Un matin pluvieux, le corps sans vie d’une petite fille est repéré dans les eaux du Grand Canal. Mises à part des égratignures aux mains, l’enfant ne semble pas avoir été battue et ses vêtements ne comportent pas de déchirures pouvant laisser penser qu’elle a été agressée. Aucune plainte n’a cependant été enregistrée à la questure concernant la disparition d’une petite fille.

Contrairement à ses précédents romans mettant en scène le commissaire Brunetti, le rythme de cette intrigue est très lent. Comme si Donna Leon nous invitait à nous mettre au diapason de son héros, touché au début du roman, par le décès de sa mère. C’est donc un Brunetti plus intimiste qu’elle nous donne à connaître, entre souvenirs d’enfance et leçons de vie, entre nostalgie et fureur de vivre et de transmettre, entre incompréhension face à la mort et questionnement sur le sens de la vie. Les personnages principaux n’ont pas réponse à tout, leurs enquêtes peuvent mener à des impasses et c’est aussi ce que j’aime dans les polars de Donna Leon, outre l’ambiance vénitienne.

Extrait, page 151 : « Brunetti aurait dû être amusé d’apprendre les relations qu’entretenait la signorina Elettra avec le clergé, mais le souvenir de la fillette, qu’on n’avait toujours pas identifiée, l’en empêchait. Les morts d’enfants équivalaient au vol de dizaines d’années, à la suppression de générations entières. Chaque fois qu’il apprenait le meurtre  d’un enfant, que ce soit lors d’un crime ou d’une guerre, d’une de ces guerres futiles qui les détruisaient par centaines ou par milliers, il comptait les années qui le séparaient de l’âge de soixante-dix ans et les ajoutaient au lot des années pillées. Son propre Etat avait ainsi volé des siècles ; d’autres avaient volé des millénaires, avaient piétiné les joies que ces enfants auraient pu connaître. Même s’ils avaient vécu une vie de misère et de souffrance, ils auraient eu une vie, non pas ce néant qui, pour Brunetti, se profilait derrière la mort.

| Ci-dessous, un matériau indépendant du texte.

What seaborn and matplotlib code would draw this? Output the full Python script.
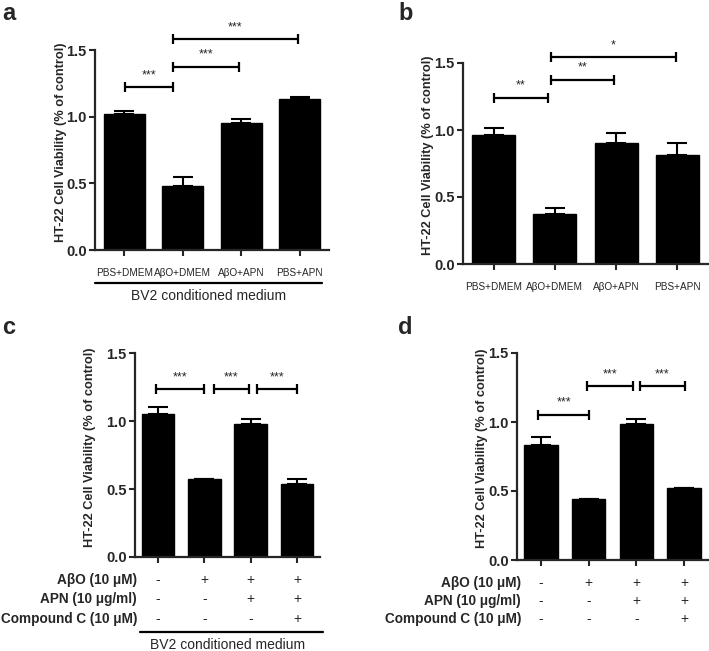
import matplotlib
matplotlib.use("Agg")
import matplotlib.pyplot as plt
import matplotlib.transforms as mtransforms
from matplotlib.ticker import FormatStrFormatter
import seaborn as sns
import pandas as pd

sns.set_style("ticks")
plt.rcParams['font.family'] = ['Liberation Sans', 'DejaVu Sans']

# ---------------- data ----------------
cats_ab = ["PBS+DMEM", "AβO+DMEM", "AβO+APN", "PBS+APN"]
a_mean = [1.02, 0.48, 0.955, 1.13]
a_err = [0.02, 0.07, 0.025, 0.02]
b_mean = [0.96, 0.37, 0.905, 0.815]
b_err = [0.055, 0.05, 0.075, 0.085]

groups_cd = ["G1", "G2", "G3", "G4"]
c_mean = [1.055, 0.57, 0.975, 0.54]
c_err = [0.045, 0.003, 0.04, 0.035]
d_mean = [0.83, 0.44, 0.985, 0.52]
d_err = [0.06, 0.003, 0.035, 0.003]

row_labels = ["AβO (10 μM)", "APN (10 μg/ml)", "Compound C (10 μM)"]
row_abo = ["-", "+", "+", "+"]
row_apn = ["-", "-", "+", "+"]
row_cc = ["-", "-", "-", "+"]

# brackets: (x_start, x_end, y, label)
a_brackets = [(0.02, 0.83, 1.22, "***"), (0.83, 1.97, 1.375, "***"), (0.83, 2.97, 1.58, "***")]
b_brackets = [(0.0, 0.89, 1.24, "**"), (0.93, 1.96, 1.376, "**"), (0.93, 2.97, 1.545, "*")]
c_brackets = [(-0.04, 1.0, 1.232, "***"), (1.2, 1.97, 1.232, "***"), (2.13, 3.0, 1.232, "***")]
d_brackets = [(-0.05, 1.0, 1.053, "***"), (0.97, 1.93, 1.258, "***"), (2.08, 3.01, 1.258, "***")]

ylabel = "HT-22 Cell Viability (% of control)"

W, H = 709, 651
fig = plt.figure(figsize=(W / 100, H / 100), dpi=100)


def axes_px(left, right, top, bottom):
    return fig.add_axes([left / W, 1 - bottom / H, (right - left) / W, (bottom - top) / H])


def draw_panel(ax, cats, means, errs, brackets, show_xlabels, label_off_px):
    df = pd.DataFrame({"cat": cats, "val": means})
    sns.barplot(data=df, x="cat", y="val", color="black", width=0.7,
                errorbar=None, ax=ax, saturation=1, edgecolor="black")
    xs = list(range(len(cats)))
    ax.errorbar(xs, means, yerr=[[0] * len(errs), errs], fmt="none", ecolor="black",
                elinewidth=1.5, capsize=7, capthick=1.5)
    ax.set_xlim(-0.5, 3.5)
    ax.set_ylim(0, 1.5)
    ax.set_yticks([0, 0.5, 1.0, 1.5])
    ax.yaxis.set_major_formatter(FormatStrFormatter("%.1f"))
    for lbl in ax.get_yticklabels():
        lbl.set_fontweight("bold")
        lbl.set_fontsize(10.5)
    ax.tick_params(axis="y", length=4, width=1.5, pad=2)
    ax.tick_params(axis="x", length=4, width=1.5, pad=9, labelsize=7.2)
    if not show_xlabels:
        ax.set_xticklabels([])
    ax.set_xlabel("")
    ax.set_ylabel(ylabel, fontsize=9.2, fontweight="bold")
    bbox = ax.get_position()
    width_px = bbox.width * W
    ax.yaxis.set_label_coords(-label_off_px / width_px, 0.54)
    sns.despine(ax=ax)
    for s in ["left", "bottom"]:
        ax.spines[s].set_linewidth(1.6)
    for x1, x2, y, lab in brackets:
        ax.plot([x1, x2], [y, y], color="black", lw=1.6, marker="|", markersize=7,
                mew=1.6, clip_on=False)
        ax.text((x1 + x2) / 2, y + 0.045, lab, ha="center", va="bottom", fontsize=9,
                clip_on=False)


def draw_table(ax, label_right_px, rows_y_px):
    trans = mtransforms.blended_transform_factory(ax.transData, fig.transFigure)
    for lab, vals, ypx in zip(row_labels, [row_abo, row_apn, row_cc], rows_y_px):
        fig.text(label_right_px / W, 1 - ypx / H, lab, ha="right", va="center",
                 fontsize=9.8, fontweight="bold")
        for i, v in enumerate(vals):
            ax.text(i, 1 - ypx / H, v, transform=trans, ha="center", va="center",
                    fontsize=10)


# panel a
ax_a = axes_px(95, 329, 50, 250)
draw_panel(ax_a, cats_ab, a_mean, a_err, a_brackets, True, 28)
fig.add_artist(plt.Line2D([95 / W, 322 / W], [1 - 283 / H, 1 - 283 / H], color="black", lw=1.6))
fig.text(209 / W, 1 - 296 / H, "BV2 conditioned medium", ha="center", va="center", fontsize=10)

# panel b
ax_b = axes_px(463, 708, 63, 264)
draw_panel(ax_b, cats_ab, b_mean, b_err, b_brackets, True, 29)

# panel c
ax_c = axes_px(135, 320, 353, 557)
draw_panel(ax_c, groups_cd, c_mean, c_err, c_brackets, False, 39)
draw_table(ax_c, 137, [580, 599, 619])
fig.add_artist(plt.Line2D([140 / W, 323 / W], [1 - 632 / H, 1 - 632 / H], color="black", lw=1.6))
fig.text(228 / W, 1 - 645 / H, "BV2 conditioned medium", ha="center", va="center", fontsize=10)

# panel d
ax_d = axes_px(517, 708, 353, 560)
draw_panel(ax_d, groups_cd, d_mean, d_err, d_brackets, False, 29)
draw_table(ax_d, 521, [583, 601, 619])

# panel letters
for letter, xpx, ypx in [("a", 2, 14), ("b", 398, 14), ("c", 2, 327), ("d", 398, 327)]:
    fig.text(xpx / W, 1 - ypx / H, letter, ha="left", va="center", fontsize=17,
             fontweight="bold")

fig.savefig("out.png", dpi=100)
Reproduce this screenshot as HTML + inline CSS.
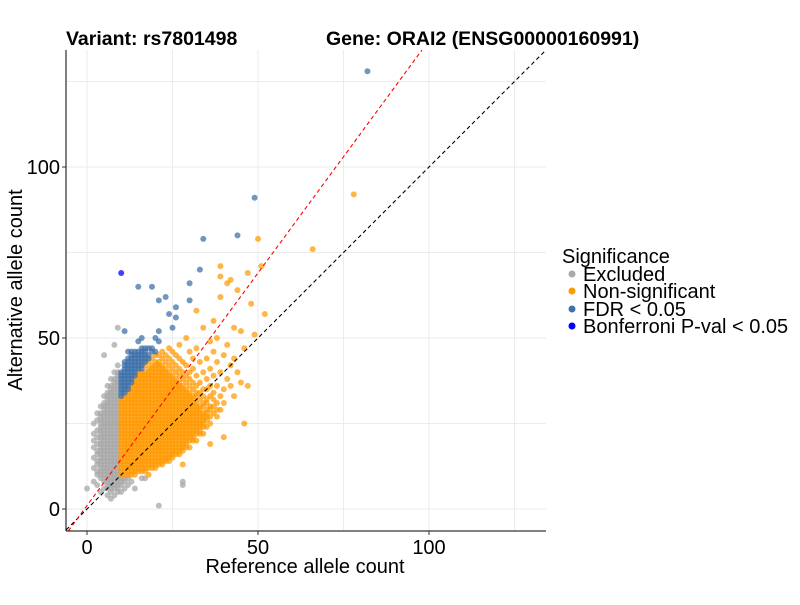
<!DOCTYPE html>
<html><head><meta charset="utf-8"><style>
body{margin:0;background:#fff;}
svg text{font-family:"Liberation Sans",Arial,sans-serif;}
</style></head><body>
<svg id="chart" width="800" height="600" xmlns="http://www.w3.org/2000/svg">
<rect width="800" height="600" fill="#fff"/>
<g id="grid"></g>
<g id="points"></g>
<g id="lines"></g>
<line x1="66" y1="50" x2="66" y2="531" stroke="#000" stroke-width="1"/>
<line x1="66" y1="531" x2="546" y2="531" stroke="#000" stroke-width="1"/>
<g id="ticks"></g>
<text x="66" y="45" font-size="19.5" font-weight="bold">Variant: rs7801498</text>
<text x="326" y="45" font-size="19.5" font-weight="bold">Gene: ORAI2 (ENSG00000160991)</text>
<text x="305" y="573" font-size="20" text-anchor="middle">Reference allele count</text>
<text transform="translate(22,290) rotate(-90)" font-size="20" text-anchor="middle">Alternative allele count</text>
<g>
<text x="562" y="263" font-size="20">Significance</text>
<g><circle cx="572" cy="274" r="3.5" fill="#aaaaaa"/><text x="583" y="281" font-size="20">Excluded</text></g>
<g><circle cx="572" cy="291" r="3.5" fill="#ff9900"/><text x="583" y="298" font-size="20">Non-significant</text></g>
<g><circle cx="572" cy="309" r="3.5" fill="#3f72aa"/><text x="583" y="316" font-size="20">FDR &lt; 0.05</text></g>
<g><circle cx="572" cy="326" r="3.5" fill="#0000ff"/><text x="583" y="333" font-size="20">Bonferroni P-val &lt; 0.05</text></g>
</g>
</svg>
<script>
const xTicks=[0,50,100];
const yTicks=[0,50,100];
const gridVals=[0,25,50,75,100,125];
// columns: [refCount, [altCounts...]]
const excludedCols=[
[0,[6]],[2,[8,12,15,18,20,22,25]],[3,[7,10,11,13,14,16,17,19,21,23,26,28]],
[4,[5,9,10,11,12,13,14,15,16,17,18,19,20,21,22,23,24,25,26,27,28,30]],
[5,[6,8,9,10,11,12,13,14,15,16,17,18,19,20,21,22,23,24,25,26,27,28,29,30,31,33,45]],
[6,[4,6,7,8,9,10,11,12,13,14,15,16,17,18,19,20,21,22,23,24,25,26,27,28,29,30,31,32,33,34,36]],
[7,[3,5,6,7,8,9,10,11,12,13,14,15,16,17,18,19,20,21,22,23,24,25,26,27,28,29,30,31,32,33,34,35,36,38]],
[8,[4,6,7,8,9,10,11,12,13,14,15,16,17,18,19,20,21,22,23,24,25,26,27,28,29,30,31,32,33,34,35,36,37,38,40,48]],
[9,[5,6,7,8,9,10,11,12,13,14,15,16,17,18,19,20,21,22,23,24,25,26,27,28,29,30,31,32,33,34,35,36,37,38,39,40,42,53]],
[10,[5,7,8,9]],[11,[6,8,9]],[12,[7,9]],[13,[8]],[14,[6]],[16,[9]],[17,[9]],[21,[1]],[28,[7,8]]
];
const nonsigCols=[
[10,[10,11,12,13,14,15,16,17,18,19,20,21,22,23,24,25,26,27,28,29,30,31,32]],
[11,[10,11,12,13,14,15,16,17,18,19,20,21,22,23,24,25,26,27,28,29,30,31,32,33]],
[12,[10,11,12,13,14,15,16,17,18,19,20,21,22,23,24,25,26,27,28,29,30,31,32,33,34]],
[13,[10,11,12,13,14,15,16,17,18,19,20,21,22,23,24,25,26,27,28,29,30,31,32,33,34,35,36]],
[14,[10,11,12,13,14,15,16,17,18,19,20,21,22,23,24,25,26,27,28,29,30,31,32,33,34,35,36,37,38]],
[15,[11,12,13,14,15,16,17,18,19,20,21,22,23,24,25,26,27,28,29,30,31,32,33,34,35,36,37,38,39,40]],
[16,[11,12,13,14,15,16,17,18,19,20,21,22,23,24,25,26,27,28,29,30,31,32,33,34,35,36,37,38,39,40]],
[17,[11,12,13,14,15,16,17,18,19,20,21,22,23,24,25,26,27,28,29,30,31,32,33,34,35,36,37,38,39,40,42]],
[18,[10,12,13,14,15,16,17,18,19,20,21,22,23,24,25,26,27,28,29,30,31,32,33,34,35,36,37,38,39,40,41,43]],
[19,[12,13,14,15,16,17,18,19,20,21,22,23,24,25,26,27,28,29,30,31,32,33,34,35,36,37,38,39,40,41,42,44]],
[20,[12,13,14,15,16,17,18,19,20,21,22,23,24,25,26,27,28,29,30,31,32,33,34,35,36,37,38,39,40,41,42,43,45]],
[21,[13,14,15,16,17,18,19,20,21,22,23,24,25,26,27,28,29,30,31,32,33,34,35,36,37,38,39,40,41,42,43,45]],
[22,[13,14,15,16,17,18,19,20,21,22,23,24,25,26,27,28,29,30,31,32,33,34,35,36,37,38,39,40,41,42,44,46]],
[23,[14,15,16,17,18,19,20,21,22,23,24,25,26,27,28,29,30,31,32,33,34,35,36,37,38,39,40,41,43,45]],
[24,[14,15,16,17,18,19,20,21,22,23,24,25,26,27,28,29,30,31,32,33,34,35,36,37,38,39,40,42,44,47]],
[25,[15,16,17,18,19,20,21,22,23,24,25,26,27,28,29,30,31,32,33,34,35,36,37,38,39,41,43,46]],
[26,[16,17,18,19,20,21,22,23,24,25,26,27,28,29,30,31,32,33,34,35,36,37,38,40,42,45]],
[27,[16,17,18,19,20,21,22,23,24,25,26,27,28,29,30,31,32,33,34,35,36,37,39,41,44,48]],
[28,[13,17,18,19,20,21,22,23,24,25,26,27,28,29,30,31,32,33,34,35,36,38,40,43]],
[29,[18,19,20,21,22,23,24,25,26,27,28,29,30,31,32,33,34,35,37,39,42,50]],
[30,[18,20,21,22,23,24,25,26,27,28,29,30,31,32,33,34,36,38,40,46]],
[31,[20,21,22,23,24,25,26,27,28,29,30,31,32,33,35,37,41,44]],
[32,[20,22,23,24,25,26,27,28,29,30,31,33,34,36,39,47,58]],
[33,[22,23,24,25,26,27,28,29,30,32,34,37,43]],
[34,[22,24,25,26,27,28,30,31,33,35,40,53]],
[35,[24,26,27,28,29,31,32,35,38,44]],
[36,[19,25,27,29,30,33,36,41,49]],
[37,[28,30,32,34,39,46,55]],
[38,[27,29,31,36,43,50]],
[39,[29,33,40,62,68,71]],[40,[21,31,35,45]],[41,[38,48,66]],[42,[36,42,67]],
[43,[33,44,53]],[44,[40,64]],[45,[37,52]],[46,[25,47]],[47,[36,69]],[48,[60]],
[49,[51]],[50,[79]],[51,[71]],[52,[57]],[66,[76]],[78,[92]]
];
const fdrCols=[
[10,[33,34,35,36,37,38,39,40]],[11,[34,35,36,37,38,39,40,41,42,43,52]],
[12,[35,36,37,38,39,40,41,42,43,44,46]],[13,[37,38,39,40,41,42,43,44,45,46]],
[14,[39,40,41,42,43,44,45,46]],[15,[41,42,43,44,45,46,49,65]],[16,[41,42,43,44,45,46,47,50]],
[17,[43,44,45,46,47]],[18,[44,45,47]],[19,[46,47,65]],[20,[46,50]],[21,[49,52,61]],
[23,[62]],[24,[57]],[25,[53]],[26,[56,59]],[30,[61,66]],[33,[70]],[34,[79]],[44,[80]],[49,[91]],[82,[128]]
];
const bonfCols=[[10,[69]]];

const X0=87, Y0=509, S=3.42;
const xs=v=>X0+v*S, ys=v=>Y0-v*S;
const NS="http://www.w3.org/2000/svg";
const mk=(t,a)=>{const e=document.createElementNS(NS,t);for(const k in a)e.setAttribute(k,a[k]);return e;};

const grid=document.getElementById('grid');
gridVals.forEach(v=>{
  const gx=mk('line',{x1:xs(v),x2:xs(v),y1:50,y2:531,stroke:'#ebebeb','stroke-width':1});
  
  
  grid.appendChild(gx);
  const gy=mk('line',{x1:66,x2:546,y1:ys(v),y2:ys(v),stroke:'#ebebeb','stroke-width':1});
  
  
  grid.appendChild(gy);
});

const pts=document.getElementById('points');
function drawCols(cols,color,op,name){
  cols.forEach(([x,ysArr])=>ysArr.forEach(y=>{
    const c=mk('circle',{cx:xs(x),cy:ys(y),r:3,fill:color,'fill-opacity':op});
    
    
    pts.appendChild(c);
  }));
}
drawCols(excludedCols,'#a8a8a8',0.75,'point-excluded');
drawCols(nonsigCols,'#ff9900',0.72,'point-non-significant');
drawCols(fdrCols,'#3a6ea8',0.72,'point-fdr');
drawCols(bonfCols,'#0000ff',0.75,'point-bonferroni');

const lines=document.getElementById('lines');
const xmin=-6.1,xmax=134.2,ymin=-6.4,ymax=134.2;
function clipLine(m,b,color,name){
  let x1=Math.max(xmin,(ymin-b)/m), x2=Math.min(xmax,(ymax-b)/m);
  const l=mk('line',{x1:xs(x1),y1:ys(m*x1+b),x2:xs(x2),y2:ys(m*x2+b),stroke:color,'stroke-width':1.1,'stroke-dasharray':'4,3'});
  
  
  lines.appendChild(l);
}
clipLine(1,0,'#000','identity-line');
clipLine(1.36,1,'#ff0000','fit-line');

const ticks=document.getElementById('ticks');
xTicks.forEach(v=>{
  const t=mk('line',{x1:xs(v),x2:xs(v),y1:531,y2:535,stroke:'#333'});
  
  
  ticks.appendChild(t);
  const tx=mk('text',{x:xs(v),y:554,'font-size':20,'text-anchor':'middle',fill:'#000'});
  tx.textContent=v;
  
  
  ticks.appendChild(tx);
});
yTicks.forEach(v=>{
  const t=mk('line',{x1:62,x2:66,y1:ys(v),y2:ys(v),stroke:'#333'});
  
  
  ticks.appendChild(t);
  const tx=mk('text',{x:60,y:ys(v)+7,'font-size':20,'text-anchor':'end',fill:'#000'});
  tx.textContent=v;
  
  
  ticks.appendChild(tx);
});
</script>
</body></html>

Il retourna dans son bureau et, pour passer le temps en attendant les résultats de l’autopsie, relut plus attentivement les trois journaux qu’il avait pris avec lui. Quand il eut tourné la dernière page du troisième, tout ce qui lui restait était l’idée de ces soixante années de vie volées à la fillette que Vianello avait retirée des eaux du Grand Canal ». Donna Leon.